Sam and I were thrilled to have stumbled across something like this and started snapping away like everyone else even though signs everywhere said no photography. Television crews were capturing the action and it was standing room only at the front, which of course means I could see diddly squat.
After about 10 minutes, the drummers and flag bearers began to parade toward the cathedral doors and out into the piazza so I raced ahead to be there on the way out - like a good journalist does.
There they were in their magnificent colours and I got some great pics I will have to post. Unfortunately the bloody tv crews kept getting in the way (typical) and some amazing shots I got of one “province” were ruined by the enormous bum of a camera man that I’m not sure can be cropped out.
It had also stopped raining. So, on that little high, having captured something so amazing and feeling all the energy in the town, we set off to find some dinner. It was about 6.30pm.
Pizza. That’s what they eat in Siena. If anyone asks, pizza. And do you know what, the last thing I felt like was pizza. I felt like I had had it everyday since we arrived in Italy and I just wanted normal food. Or real pizza, from Dominos. I know weird, but I like Dominos Pizza better. The Italians use way too much mozzarella.
So, we didn’t want pizza and we walked and walked and walked and the only restaurants we found that served something other than pizza, were empty and that was never a good sign.

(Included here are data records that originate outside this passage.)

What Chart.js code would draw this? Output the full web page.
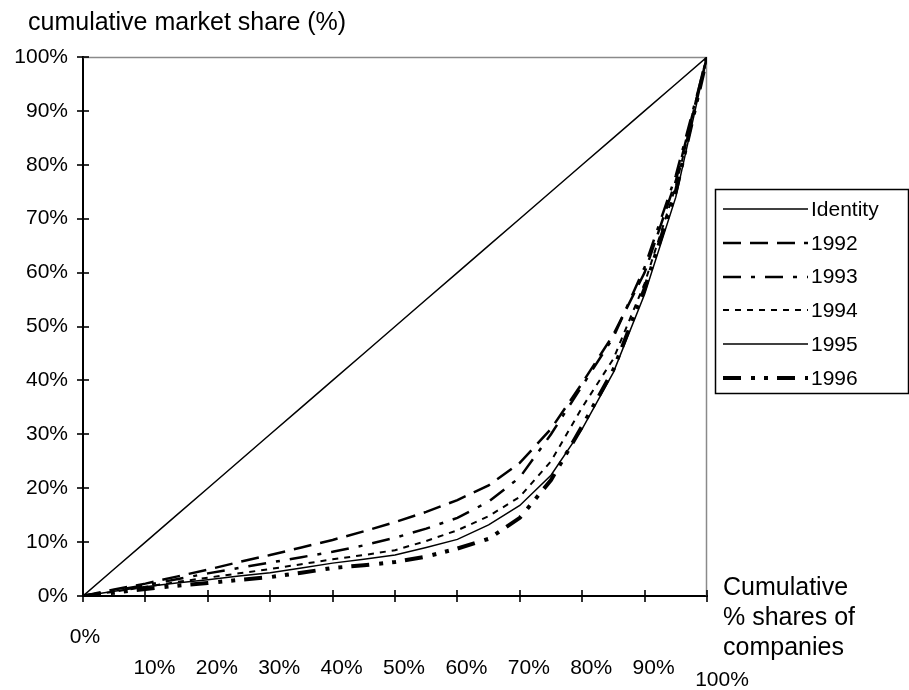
<!DOCTYPE html>
<html>
<head>
<meta charset="utf-8">
<script src="https://cdn.jsdelivr.net/npm/chart.js@4.4.1/dist/chart.umd.min.js"></script>
<style>
  html, body { margin: 0; padding: 0; background: #ffffff; }
  #wrap { position: relative; width: 909px; height: 690px; }
</style>
</head>
<body>
<div id="wrap"><canvas id="lorenz" width="909" height="690"></canvas></div>
<script>
// Cumulative % share of companies (x) and cumulative market share (y), in %
const companyShares = [0, 5, 10, 15, 20, 25, 30, 35, 40, 45, 50, 55, 60, 65, 70, 75, 80, 85, 90, 95, 100];
const identityShare = [0, 5, 10, 15, 20, 25, 30, 35, 40, 45, 50, 55, 60, 65, 70, 75, 80, 85, 90, 95, 100];
const share1992 = [0, 1.2, 2.3, 3.6, 4.9, 6.3, 7.6, 9.0, 10.4, 12.0, 13.7, 15.6, 17.8, 20.5, 24.7, 31.0, 39.5, 48.5, 60.0, 77.0, 100];
const share1993 = [0, 1.0, 2.0, 3.1, 4.2, 5.2, 6.2, 7.2, 8.2, 9.4, 10.8, 12.5, 14.5, 17.5, 22.0, 30.0, 39.0, 48.0, 61.0, 78.0, 100];
const share1994 = [0, 0.8, 1.7, 2.6, 3.4, 4.2, 5.0, 5.9, 6.8, 7.6, 8.5, 10.2, 12.2, 14.8, 18.4, 25.0, 35.0, 44.0, 58.0, 76.0, 100];
const share1995 = [0, 0.9, 1.7, 2.4, 3.0, 3.7, 4.3, 5.2, 6.1, 6.8, 7.6, 9.0, 10.5, 13.2, 16.8, 22.4, 31.0, 41.5, 56.0, 74.0, 100];
const share1996 = [0, 0.6, 1.3, 1.9, 2.4, 3.0, 3.5, 4.3, 5.2, 5.7, 6.3, 7.3, 8.8, 10.6, 14.5, 21.5, 31.5, 42.0, 57.0, 75.0, 100];

const seriesNames = ['Identity', '1992', '1993', '1994', '1995', '1996'];
const xTickValues = [0, 10, 20, 30, 40, 50, 60, 70, 80, 90, 100];
const xTickLabels = ['0%', '10%', '20%', '30%', '40%', '50%', '60%', '70%', '80%', '90%', '100%'];
const yAxisTitle = 'cumulative market share (%)';
const xAxisTitle = ['Cumulative', '% shares of', 'companies'];

const FONT = "'Liberation Sans', Arial, Helvetica, sans-serif";

function points(values) {
  return companyShares.map((x, i) => ({ x: x, y: values[i] }));
}

const styles = [
  { width: 1.5, dash: [] },
  { width: 2.5, dash: [18, 9] },
  { width: 2.5, dash: [18, 10, 4, 10] },
  { width: 2, dash: [6, 6] },
  { width: 1.5, dash: [] },
  { width: 4, dash: [18, 10, 4, 9, 4, 9] }
];
const seriesValues = [identityShare, share1992, share1993, share1994, share1995, share1996];

const datasets = seriesValues.map((vals, i) => ({
  label: seriesNames[i],
  data: points(vals),
  borderColor: '#000000',
  backgroundColor: '#000000',
  borderWidth: styles[i].width,
  borderDash: styles[i].dash,
  pointRadius: 0,
  pointHoverRadius: 0,
  tension: 0,
  fill: false
}));

// Frame, crossing tick marks, axis labels, titles and the boxed legend
const decorations = {
  id: 'decorations',
  beforeDatasetsDraw(chart) {
    const { ctx, chartArea: a } = chart;
    ctx.save();
    ctx.strokeStyle = '#8a8a8a';
    ctx.lineWidth = 1.5;
    ctx.beginPath();
    ctx.moveTo(a.left, a.top + 0.5);
    ctx.lineTo(a.right - 0.5, a.top + 0.5);
    ctx.lineTo(a.right - 0.5, a.bottom);
    ctx.stroke();
    ctx.restore();
  },
  afterDraw(chart) {
    const { ctx, chartArea: a, scales } = chart;
    const xs = scales.x, ys = scales.y;
    ctx.save();
    ctx.strokeStyle = '#000000';
    ctx.lineWidth = 1.6;
    // x ticks
    xTickValues.forEach(v => {
      const px = Math.round(xs.getPixelForValue(v));
      ctx.beginPath();
      ctx.moveTo(px, a.bottom - 6);
      ctx.lineTo(px, a.bottom + 6);
      ctx.stroke();
    });
    // y ticks
    ys.ticks.forEach(t => {
      const py = Math.round(ys.getPixelForValue(t.value));
      ctx.beginPath();
      ctx.moveTo(a.left - 6, py);
      ctx.lineTo(a.left + 6, py);
      ctx.stroke();
    });

    // x tick labels, staggered below the axis
    ctx.fillStyle = '#000000';
    ctx.font = '21px ' + FONT;
    ctx.textAlign = 'center';
    ctx.textBaseline = 'middle';
    xTickValues.forEach((v, i) => {
      const px = xs.getPixelForValue(v);
      let dx = 9, dy = 72;
      if (i === 0) { dx = 2; dy = 41; }
      if (i === xTickValues.length - 1) { dx = 15; dy = 84; }
      ctx.fillText(xTickLabels[i], px + dx, a.bottom + dy);
    });

    // axis titles
    ctx.font = '25px ' + FONT;
    ctx.textAlign = 'left';
    ctx.fillText(yAxisTitle, 28, 23);
    xAxisTitle.forEach((line, i) => {
      ctx.fillText(line, a.right + 16, a.bottom - 8 + i * 30);
    });

    // legend box
    const lx = 715, ly = 189, lw = 193, lh = 204;
    ctx.lineWidth = 1.5;
    ctx.strokeRect(lx + 0.5, ly + 0.5, lw, lh);
    ctx.font = '21px ' + FONT;
    chart.data.datasets.forEach((ds, i) => {
      const cy = 209 + i * 33.8;
      ctx.save();
      ctx.lineWidth = ds.borderWidth;
      ctx.setLineDash(ds.borderDash);
      ctx.beginPath();
      ctx.moveTo(723, Math.round(cy));
      ctx.lineTo(808, Math.round(cy));
      ctx.stroke();
      ctx.restore();
      ctx.fillText(ds.label, 811, cy + 1);
    });
    ctx.restore();
  }
};

new Chart(document.getElementById('lorenz'), {
  type: 'line',
  data: { datasets: datasets },
  plugins: [decorations],
  options: {
    responsive: false,
    animation: false,
    devicePixelRatio: 1,
    layout: { padding: { top: 57, right: 202, left: 0, bottom: 0 } },
    plugins: {
      legend: { display: false },
      tooltip: { enabled: false },
      title: { display: false }
    },
    scales: {
      x: {
        type: 'linear',
        min: 0,
        max: 100,
        grid: { display: false, drawTicks: false },
        border: { display: true, color: '#000000', width: 2 },
        ticks: { display: false, stepSize: 10 },
        afterFit(scale) { scale.height = 94; }
      },
      y: {
        type: 'linear',
        min: 0,
        max: 100,
        grid: { display: false, drawTicks: false },
        border: { display: true, color: '#000000', width: 2 },
        ticks: {
          stepSize: 10,
          padding: 15,
          color: '#000000',
          font: { family: FONT, size: 21 },
          callback: v => v + '%'
        },
        afterFit(scale) { scale.width = 83; }
      }
    }
  }
});
</script>
</body>
</html>
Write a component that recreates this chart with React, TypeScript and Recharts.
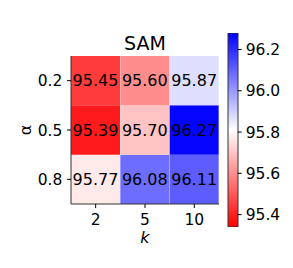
import React from 'react'
import { BarChart, Bar, XAxis, YAxis, Cell, LabelList } from 'recharts'

const kLabels = ['2', '5', '10']
const alphaLabels = ['0.2', '0.5', '0.8']
const scoresAlpha02 = [95.45, 95.6, 95.87]
const scoresAlpha05 = [95.39, 95.7, 96.27]
const scoresAlpha08 = [95.77, 96.08, 96.11]
const colorbarTicks = [95.4, 95.6, 95.8, 96.0, 96.2]

const vmin = 95.34
const vmax = 96.28
const font = 'DejaVu Sans, sans-serif'

// bwr_r: red -> white -> blue
function bwrR(v: number) {
  const t = Math.min(1, Math.max(0, (v - vmin) / (vmax - vmin)))
  let r, g, b
  if (t < 0.5) {
    r = 255
    g = b = Math.round(510 * t)
  } else {
    r = g = Math.round(510 * (1 - t))
    b = 255
  }
  return `rgb(${r},${g},${b})`
}

const rows = kLabels.map((k, i) => ({
  k,
  c08: 1,
  c05: 1,
  c02: 1,
  s08: scoresAlpha08[i],
  s05: scoresAlpha05[i],
  s02: scoresAlpha02[i],
}))

const yTickLabel: Record<string, string> = {
  '0.5': alphaLabels[2],
  '1.5': alphaLabels[1],
  '2.5': alphaLabels[0],
}

const tickStyle = { fill: '#000', fontSize: 15.5, fontFamily: font }
const frame = '#333'

const layers = [
  { cell: 'c08', score: 's08', values: scoresAlpha08 },
  { cell: 'c05', score: 's05', values: scoresAlpha05 },
  { cell: 'c02', score: 's02', values: scoresAlpha02 },
]

export default function App() {
  return (
    <div style={{ position: 'absolute', left: 0, top: 0, width: 293, height: 268, background: '#fff', fontFamily: font }}>
      <div style={{ position: 'absolute', left: 0, top: 0 }}>
        <BarChart
          width={293}
          height={268}
          data={rows}
          margin={{ top: 56, right: 74, bottom: 20, left: 20 }}
          barCategoryGap={0}
          barGap={0}
        >
          <XAxis
            dataKey="k"
            tick={tickStyle}
            tickSize={4}
            tickMargin={6}
            height={44}
            axisLine={{ stroke: frame }}
            tickLine={{ stroke: '#000' }}
            label={{ value: 'k', position: 'insideBottom', offset: 5, fill: '#000', fontSize: 16, fontStyle: 'italic', fontFamily: font }}
          />
          <XAxis
            xAxisId="top"
            dataKey="k"
            orientation="top"
            height={0}
            tick={false}
            tickLine={false}
            axisLine={{ stroke: frame }}
          />
          <YAxis
            type="number"
            domain={[0, 3]}
            ticks={[0.5, 1.5, 2.5]}
            tickFormatter={(v) => yTickLabel[String(v)]}
            tick={tickStyle}
            tickSize={4}
            tickMargin={4.7}
            width={51}
            axisLine={{ stroke: frame }}
            tickLine={{ stroke: '#000' }}
          />
          <YAxis
            yAxisId="right"
            orientation="right"
            type="number"
            domain={[0, 3]}
            width={0}
            tick={false}
            tickLine={false}
            axisLine={{ stroke: frame }}
          />
          {layers.map((layer) => (
            <Bar key={layer.cell} dataKey={layer.cell} stackId="a" isAnimationActive={false}>
              {layer.values.map((v, i) => (
                <Cell key={i} fill={bwrR(v)} />
              ))}
              <LabelList
                dataKey={layer.score}
                position="center"
                formatter={(v: any) => Number(v).toFixed(2)}
                fill="#000"
                fontSize={16}
                fontFamily={font}
              />
            </Bar>
          ))}
        </BarChart>
      </div>
      <div style={{ position: 'absolute', left: 0, top: 0 }}>
        <BarChart
          width={293}
          height={268}
          data={[{ name: 'cb', value: vmax }]}
          margin={{ top: 33, right: 0, bottom: 41, left: 228 }}
          barCategoryGap={0}
        >
          <defs>
            <linearGradient id="cbGrad" x1="0" y1="1" x2="0" y2="0">
              <stop offset="0" stopColor="rgb(255,0,0)" />
              <stop offset="0.5" stopColor="rgb(255,255,255)" />
              <stop offset="1" stopColor="rgb(0,0,255)" />
            </linearGradient>
          </defs>
          <XAxis dataKey="name" hide />
          <YAxis
            orientation="right"
            type="number"
            domain={[vmin, vmax]}
            ticks={colorbarTicks}
            tickFormatter={(v) => Number(v).toFixed(1)}
            tick={tickStyle}
            tickSize={4}
            tickMargin={4}
            width={55.3}
            axisLine={false}
            tickLine={{ stroke: '#000' }}
            allowDataOverflow
          />
          <Bar dataKey="value" fill="url(#cbGrad)" stroke={frame} strokeWidth={1} isAnimationActive={false} />
        </BarChart>
      </div>
      <svg width={293} height={268} style={{ position: 'absolute', left: 0, top: 0, pointerEvents: 'none' }}>
        <text x={145} y={50} textAnchor="middle" fontSize={19} fontFamily={font} fill="#000">
          SAM
        </text>
        <text
          x={25}
          y={130}
          textAnchor="middle"
          dominantBaseline="central"
          fontSize={16}
          fontFamily={font}
          fill="#000"
          transform="rotate(-90 25 130)"
        >
          α
        </text>
      </svg>
    </div>
  )
}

Cranky now because I was over-hungry I gave up and went back to the room while Sam went to look for something other than pizza.
Within 10 minutes he was back, with kebabs. Still, it wasn’t pizza. In the meantime I had worked out the wifi didn’t work so we will have to post this when we get to an internet café.
And to toast our shoddy hotel and our kebabs, Sam, opened the bottle of Belgian beer he has been carting around for the past two and a bit weeks. He was going to post it home but after we read about how dodgy the Italian postal service is, we decided against it.
Beer and pizza and then we decided, just to really feel like home, we’d watch some tv. Nope, that’s broken too.